Use Python processors from virtualenv

It is possible to set a virtualenv to be used by the Python processors in Apache MiNiFi C++. This is the default behavior. If the virtualenv directory is set, the Python processors will be executed using the packages installed in the virtualenv or if dependencies are not found there MiNiFi C++ will try to find the required packages installed on the system. If the virtualenv directory is not set, the Python processors will be executed using only the packages installed on the system.

# in minifi.properties
nifi.python.virtualenv.directory=${MINIFI_HOME}/minifi-python-env

*NOTE: Using different python versions for the system and the virtualenv is not supported. The virtualenv must be created using the same python version as the system python.

Automatically install dependencies from requirements.txt files

It is possible to automatically install the dependencies of the Python processors defined in requirements.txt files into a virtualenv. To enable this feature, the nifi.python.install.packages.automatically property must be set to true, and the nifi.python.virtualenv.directory property must be set to a directory where a virtualenv either already exists, or it can be set up. In this case, all requirements.txt files that appear under the MiNiFi Python directory (defined by the nifi.python.processor.dir property) and its subdirectories will be used to install the Python packages into the given virtualenv. Due to install schema differences in different platforms, system level packages are expected to be installed manually by the user.

# in minifi.properties
nifi.python.install.packages.automatically=true

Additionally if the nifi.python.install.packages.automatically is set to true, the dependencies defined inline in the Python processors are also installed. These dependencies should be defined in the processors' ProcessorDetails nested class' dependencies attribute, which must be a list of strings containing the package names and optionally their required versions.

class DetectObjectInImage(FlowFileTransform):
  class ProcessorDetails:
      dependencies = ['numpy >= 1.23.5', 'opencv-python >= 4.6']
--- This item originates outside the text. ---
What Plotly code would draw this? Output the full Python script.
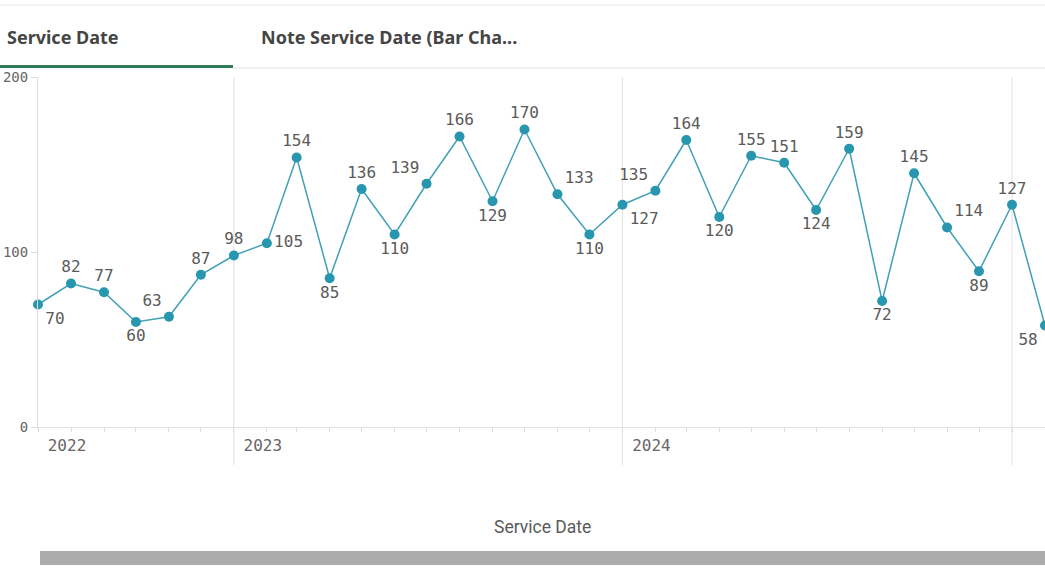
import plotly.graph_objects as go

# ---- data ----
months = ["2022-07-01", "2022-08-01", "2022-09-01", "2022-10-01", "2022-11-01", "2022-12-01",
          "2023-01-01", "2023-02-01", "2023-03-01", "2023-04-01", "2023-05-01", "2023-06-01",
          "2023-07-01", "2023-08-01", "2023-09-01", "2023-10-01", "2023-11-01", "2023-12-01",
          "2024-01-01", "2024-02-01", "2024-03-01", "2024-04-01", "2024-05-01", "2024-06-01",
          "2024-07-01", "2024-08-01", "2024-09-01", "2024-10-01", "2024-11-01", "2024-12-01",
          "2025-01-01", "2025-02-01"]
counts = [70, 82, 77, 60, 63, 87,
          98, 105, 154, 85, 136, 110, 139, 166, 129, 170, 133, 110,
          127, 135, 164, 120, 155, 151, 124, 159, 72, 145, 114, 89,
          127, 58]
label_pos = ["bottom right", "top center", "top center", "bottom center", "top left", "top center",
             "top center", "middle right", "top center", "bottom center", "top center", "bottom center",
             "top left", "top center", "bottom center", "top center", "top right", "bottom center",
             "bottom right", "top left", "top center", "bottom center", "top center", "top center",
             "bottom center", "top center", "bottom center", "top center", "top right", "bottom center",
             "top center", "bottom left"]
year_tick_vals = ["2022-07-01", "2023-01-01", "2024-01-01"]
year_tick_text = ["2022", "2023", "2024"]
year_lines = ["2023-01-01", "2024-01-01", "2025-01-01"]
y_ticks = [0, 100, 200]
tabs = ["Service Date", "Note Service Date (Bar Cha..."]
axis_title = "Service Date"

# ---- layout geometry (pixels) ----
W, H = 1045, 568
ML, MR, MT, MB = 38, 0, 77, 141
PW, PH = W - ML - MR, H - MT - MB


def px(x):
    return (x - ML) / PW


def py(y):
    return (H - MB - y) / PH


MONO = "DejaVu Sans Mono"
LINE_C = "#40a0b5"
MARK_C = "#2896ae"

fig = go.Figure()
fig.add_trace(go.Scatter(
    x=months, y=counts, mode="lines+markers+text",
    text=[str(v) for v in counts], textposition=label_pos,
    textfont=dict(family=MONO, size=16, color="#5a5a5a"),
    line=dict(color=LINE_C, width=1.5),
    marker=dict(color=MARK_C, size=10),
    cliponaxis=False, hoverinfo="x+y", showlegend=False,
))

shapes = []
for d in year_lines:
    shapes.append(dict(type="line", xref="x", yref="paper", x0=d, x1=d,
                       y0=py(465), y1=1, line=dict(color="#e2e2e2", width=1), layer="below"))
# top border
shapes.append(dict(type="line", xref="paper", yref="paper", x0=px(0), x1=px(W),
                   y0=py(5), y1=py(5), line=dict(color="#e6e6e6", width=1)))
# tab separator line
shapes.append(dict(type="line", xref="paper", yref="paper", x0=px(233), x1=px(W),
                   y0=py(68), y1=py(68), line=dict(color="#e3e3e3", width=1)))
# active tab underline
shapes.append(dict(type="line", xref="paper", yref="paper", x0=px(0), x1=px(233),
                   y0=py(66.5), y1=py(66.5), line=dict(color="#2f7d58", width=3)))
# scrollbar
shapes.append(dict(type="rect", xref="paper", yref="paper", x0=px(40), x1=px(W),
                   y0=py(565), y1=py(551), fillcolor="#ababab", line=dict(width=0)))

annotations = [
    dict(text=f"<b>{tabs[0]}</b>", xref="paper", yref="paper", x=px(5), y=py(37),
         xanchor="left", yanchor="middle", showarrow=False,
         font=dict(family="Noto Sans", size=18, color="#454545")),
    dict(text=f"<b>{tabs[1]}</b>", xref="paper", yref="paper", x=px(259), y=py(37),
         xanchor="left", yanchor="middle", showarrow=False,
         font=dict(family="Noto Sans", size=18, color="#454545")),
    dict(text=axis_title, xref="paper", yref="paper", x=px(542), y=py(527),
         xanchor="center", yanchor="middle", showarrow=False,
         font=dict(family="Roboto", size=17.5, color="#5a5a5a")),
]

fig.update_layout(
    width=W, height=H,
    margin=dict(l=ML, r=MR, t=MT, b=MB, pad=0),
    paper_bgcolor="white", plot_bgcolor="white",
    shapes=shapes, annotations=annotations,
    xaxis=dict(
        type="date", range=["2022-07-01", "2025-02-01"],
        showgrid=False, zeroline=False,
        showline=True, linecolor="#e3e3e3", linewidth=1,
        tickmode="array", tickvals=year_tick_vals, ticktext=year_tick_text,
        ticks="outside", ticklen=4, tickcolor="#dcdcdc",
        ticklabelshift=29, ticklabelstandoff=0,
        tickfont=dict(family=MONO, size=16, color="#666666"),
        minor=dict(dtick="M1", ticks="outside", ticklen=4, tickcolor="#dcdcdc", showgrid=False),
        fixedrange=True,
    ),
    yaxis=dict(
        range=[0, 200], tickmode="array", tickvals=y_ticks,
        showgrid=False, zeroline=False,
        showline=True, linecolor="#dcdcdc", linewidth=1,
        ticks="outside", ticklen=6, tickcolor="#dcdcdc",
        tickfont=dict(family=MONO, size=14, color="#666666"),
        automargin=False, fixedrange=True,
    ),
)

fig.write_html("out.html", config={"displayModeBar": False},
               post_script="document.body.style.margin='0';")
Set python binary for virtualenv creation and package installation

By default the python3 command is used on Unix systems and python command is used on Windows to create virtualenvs and call the pip command for installing Python packages. This can be changed using the nifi.python.env.setup.binary property to use a different python command or a specific python binary path.

# in minifi.properties
nifi.python.env.setup.binary=python3

On Linux the python binary set in the property is also used to find the associated libpython library that will be dynamically loaded and used by the MiNiFi C++ python bindings.